I call it romance of the language, the demand of phonetics playing at my ear, the sounds calling to be repeated from the reading past.
Memory knows yet the reading niches I had; to be alone, on a rooftop with the pigeon coops, in a cellar with the dust of coal in the air from a recent delivery, or in a portion of a hallway where the tenants were off working, all of them, all making their way to today’s computer at my command.
In those delicious hours, the cowboys came and went, G-8 flew in and out, Doc Savage did his thing, and I reaped all the rewards of their good deeds. Those characters and their good deeds are still with me: they fed a huge hunger in me, a banquet for the Depression's bereft, all the parts of me growing, my appetite getting prodigious. .

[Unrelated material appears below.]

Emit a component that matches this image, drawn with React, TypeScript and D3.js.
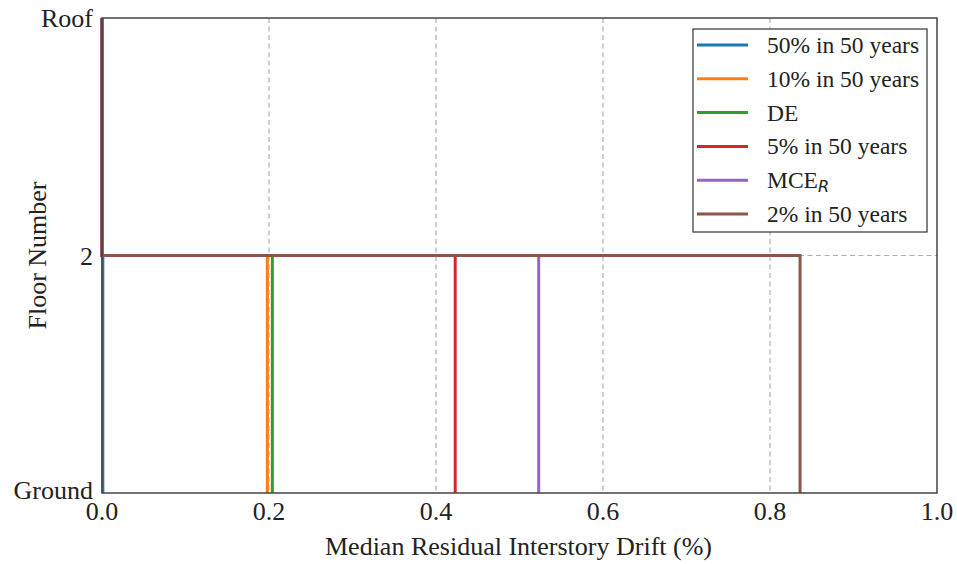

In the lightning flash of a good, caring old lady of the books, found in another story, I was soon sitting in Marleah Graves' second grade class at the Cliftondale School (now named in her honor), far from the west and the inner city store shelves of pulp magazines loaded with adventure, the written word, and the dynamics of colored covers. But, in short order, this most affable and informative creature flung wide open all doors for imagination and memory that, at least to this very point, maintain a sense of grace, an awareness of belonging, and a grasp at their edges; one might call it true hunger.
It’s ever pay-back time for me, thirsts assuaged, a new course continually being served to the hungers I own up to, scratch for, parcel out in knifed pieces, delight in at extraordinary times.